**Given data:**
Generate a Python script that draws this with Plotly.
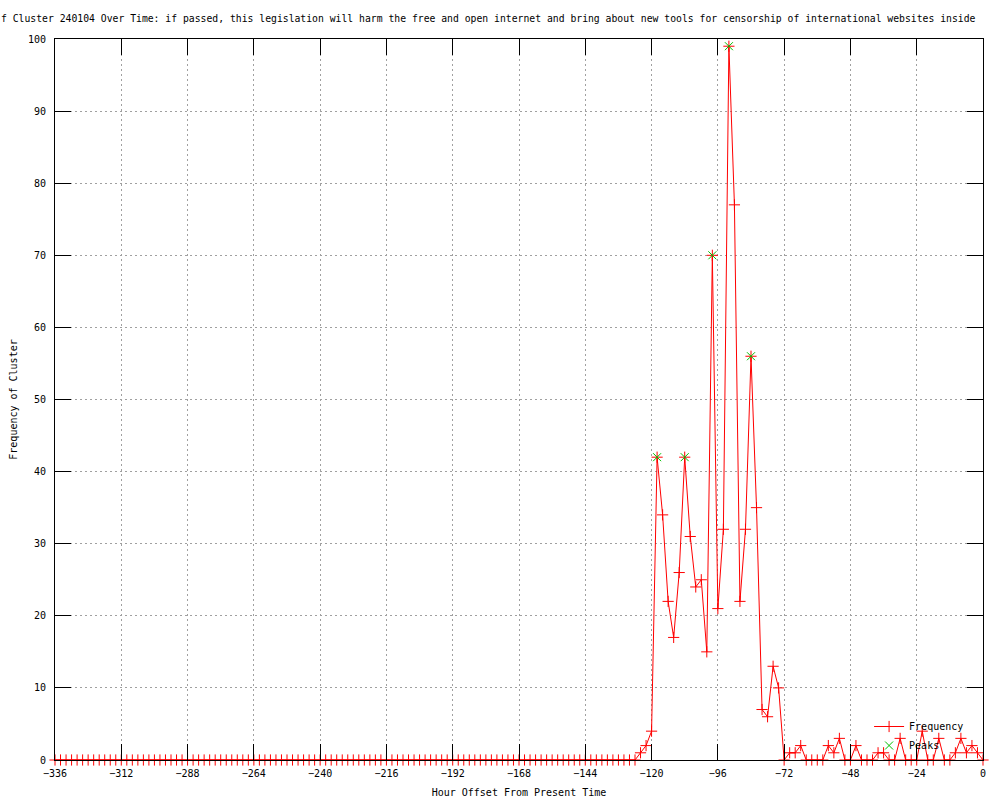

--

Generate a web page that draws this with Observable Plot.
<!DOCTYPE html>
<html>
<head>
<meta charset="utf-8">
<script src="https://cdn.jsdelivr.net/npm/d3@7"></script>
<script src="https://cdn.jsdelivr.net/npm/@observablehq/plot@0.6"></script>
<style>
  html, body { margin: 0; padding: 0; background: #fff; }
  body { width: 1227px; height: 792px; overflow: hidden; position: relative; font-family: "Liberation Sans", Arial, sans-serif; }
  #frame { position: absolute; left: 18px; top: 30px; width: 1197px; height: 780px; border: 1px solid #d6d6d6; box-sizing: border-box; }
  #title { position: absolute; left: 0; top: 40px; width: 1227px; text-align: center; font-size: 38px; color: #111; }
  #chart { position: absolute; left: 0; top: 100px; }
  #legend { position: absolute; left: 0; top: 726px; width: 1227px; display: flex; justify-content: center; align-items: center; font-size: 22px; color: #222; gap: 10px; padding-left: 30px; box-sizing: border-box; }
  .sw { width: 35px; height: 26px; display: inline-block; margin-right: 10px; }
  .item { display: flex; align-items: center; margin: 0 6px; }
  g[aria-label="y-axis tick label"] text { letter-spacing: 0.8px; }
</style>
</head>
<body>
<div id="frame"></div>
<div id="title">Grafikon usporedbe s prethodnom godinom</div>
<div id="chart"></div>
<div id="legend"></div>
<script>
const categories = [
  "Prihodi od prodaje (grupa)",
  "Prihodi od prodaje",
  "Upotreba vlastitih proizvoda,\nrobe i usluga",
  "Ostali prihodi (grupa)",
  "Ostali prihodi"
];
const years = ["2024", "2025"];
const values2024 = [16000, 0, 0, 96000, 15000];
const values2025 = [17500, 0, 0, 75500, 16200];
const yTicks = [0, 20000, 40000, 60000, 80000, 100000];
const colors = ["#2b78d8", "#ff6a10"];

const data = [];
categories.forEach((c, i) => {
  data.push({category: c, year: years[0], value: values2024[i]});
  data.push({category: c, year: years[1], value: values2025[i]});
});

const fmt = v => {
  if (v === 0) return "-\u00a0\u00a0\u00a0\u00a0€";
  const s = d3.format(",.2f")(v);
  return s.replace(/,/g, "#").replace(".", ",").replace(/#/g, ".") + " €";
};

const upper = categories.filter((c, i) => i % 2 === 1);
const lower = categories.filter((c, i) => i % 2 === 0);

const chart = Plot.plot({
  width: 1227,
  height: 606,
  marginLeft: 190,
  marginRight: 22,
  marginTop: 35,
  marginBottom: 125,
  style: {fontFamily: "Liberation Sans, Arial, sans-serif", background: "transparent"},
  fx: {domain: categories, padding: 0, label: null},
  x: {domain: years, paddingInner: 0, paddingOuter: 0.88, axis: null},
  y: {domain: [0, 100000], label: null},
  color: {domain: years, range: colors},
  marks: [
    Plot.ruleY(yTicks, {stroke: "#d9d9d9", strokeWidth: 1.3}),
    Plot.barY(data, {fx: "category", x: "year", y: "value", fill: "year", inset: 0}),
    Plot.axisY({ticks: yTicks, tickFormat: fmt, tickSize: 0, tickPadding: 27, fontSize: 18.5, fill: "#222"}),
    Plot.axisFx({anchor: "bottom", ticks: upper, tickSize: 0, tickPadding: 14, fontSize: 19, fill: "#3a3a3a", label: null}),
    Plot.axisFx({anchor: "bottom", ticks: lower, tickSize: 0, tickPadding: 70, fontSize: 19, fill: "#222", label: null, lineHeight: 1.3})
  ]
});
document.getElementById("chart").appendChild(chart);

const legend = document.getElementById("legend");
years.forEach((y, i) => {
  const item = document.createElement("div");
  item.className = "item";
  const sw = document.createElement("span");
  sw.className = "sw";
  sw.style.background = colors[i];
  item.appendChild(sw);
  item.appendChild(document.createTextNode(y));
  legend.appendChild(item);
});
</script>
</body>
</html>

**Goal:** Indicate how many lines of the material contain the string "script", giving the number and nothing more.

**Answer to the task:** 5